Available data.
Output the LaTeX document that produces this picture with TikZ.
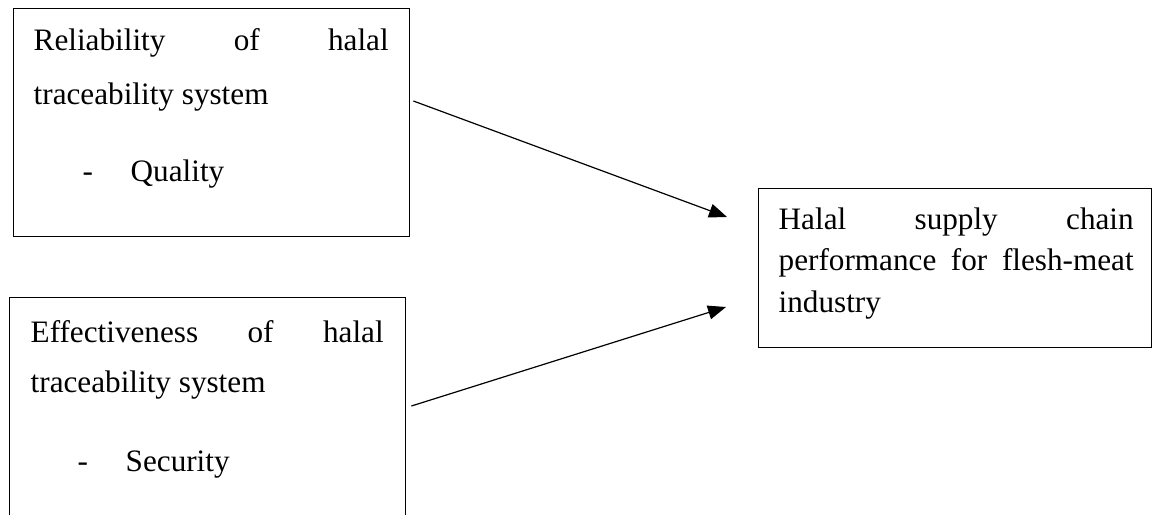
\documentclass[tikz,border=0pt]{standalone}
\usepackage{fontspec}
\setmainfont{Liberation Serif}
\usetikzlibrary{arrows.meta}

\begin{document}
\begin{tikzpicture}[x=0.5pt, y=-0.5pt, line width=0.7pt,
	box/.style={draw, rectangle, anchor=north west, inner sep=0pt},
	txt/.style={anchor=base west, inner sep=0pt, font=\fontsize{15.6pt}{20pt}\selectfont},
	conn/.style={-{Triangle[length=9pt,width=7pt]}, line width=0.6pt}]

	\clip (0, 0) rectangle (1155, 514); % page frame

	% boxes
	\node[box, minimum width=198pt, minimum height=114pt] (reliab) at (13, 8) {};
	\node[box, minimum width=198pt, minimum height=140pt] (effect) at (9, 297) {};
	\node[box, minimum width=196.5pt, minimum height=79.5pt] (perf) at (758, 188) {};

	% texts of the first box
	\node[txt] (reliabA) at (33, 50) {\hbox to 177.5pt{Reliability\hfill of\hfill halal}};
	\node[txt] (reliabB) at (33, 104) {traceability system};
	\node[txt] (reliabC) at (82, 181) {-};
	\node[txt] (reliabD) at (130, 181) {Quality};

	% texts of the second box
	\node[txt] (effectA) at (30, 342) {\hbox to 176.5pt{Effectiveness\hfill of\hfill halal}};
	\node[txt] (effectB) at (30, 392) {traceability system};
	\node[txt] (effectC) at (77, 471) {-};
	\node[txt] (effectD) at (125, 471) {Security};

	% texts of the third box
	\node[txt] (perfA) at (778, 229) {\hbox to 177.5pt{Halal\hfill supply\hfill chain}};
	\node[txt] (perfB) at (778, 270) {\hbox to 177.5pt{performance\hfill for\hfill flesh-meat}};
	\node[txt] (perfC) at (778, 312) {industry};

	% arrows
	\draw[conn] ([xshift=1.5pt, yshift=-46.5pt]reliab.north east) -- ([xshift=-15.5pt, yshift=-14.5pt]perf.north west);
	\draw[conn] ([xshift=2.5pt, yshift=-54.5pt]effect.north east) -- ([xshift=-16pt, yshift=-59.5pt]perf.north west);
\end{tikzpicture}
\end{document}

Directive. Copy all the data exactly as written, but skip any picture.

Response to this task.
Output the LaTeX document that produces this picture with TikZ.
\documentclass[tikz,border=0pt]{standalone}
\usepackage{fontspec}
\setmainfont{Liberation Serif}
\usetikzlibrary{arrows.meta}

\begin{document}
\begin{tikzpicture}[x=0.5pt, y=-0.5pt, line width=0.7pt,
	box/.style={draw, rectangle, anchor=north west, inner sep=0pt},
	txt/.style={anchor=base west, inner sep=0pt, font=\fontsize{15.6pt}{20pt}\selectfont},
	conn/.style={-{Triangle[length=9pt,width=7pt]}, line width=0.6pt}]

	\clip (0, 0) rectangle (1155, 514); % page frame

	% boxes
	\node[box, minimum width=198pt, minimum height=114pt] (reliab) at (13, 8) {};
	\node[box, minimum width=198pt, minimum height=140pt] (effect) at (9, 297) {};
	\node[box, minimum width=196.5pt, minimum height=79.5pt] (perf) at (758, 188) {};

	% texts of the first box
	\node[txt] (reliabA) at (33, 50) {\hbox to 177.5pt{Reliability\hfill of\hfill halal}};
	\node[txt] (reliabB) at (33, 104) {traceability system};
	\node[txt] (reliabC) at (82, 181) {-};
	\node[txt] (reliabD) at (130, 181) {Quality};

	% texts of the second box
	\node[txt] (effectA) at (30, 342) {\hbox to 176.5pt{Effectiveness\hfill of\hfill halal}};
	\node[txt] (effectB) at (30, 392) {traceability system};
	\node[txt] (effectC) at (77, 471) {-};
	\node[txt] (effectD) at (125, 471) {Security};

	% texts of the third box
	\node[txt] (perfA) at (778, 229) {\hbox to 177.5pt{Halal\hfill supply\hfill chain}};
	\node[txt] (perfB) at (778, 270) {\hbox to 177.5pt{performance\hfill for\hfill flesh-meat}};
	\node[txt] (perfC) at (778, 312) {industry};

	% arrows
	\draw[conn] ([xshift=1.5pt, yshift=-46.5pt]reliab.north east) -- ([xshift=-15.5pt, yshift=-14.5pt]perf.north west);
	\draw[conn] ([xshift=2.5pt, yshift=-54.5pt]effect.north east) -- ([xshift=-16pt, yshift=-59.5pt]perf.north west);
\end{tikzpicture}
\end{document}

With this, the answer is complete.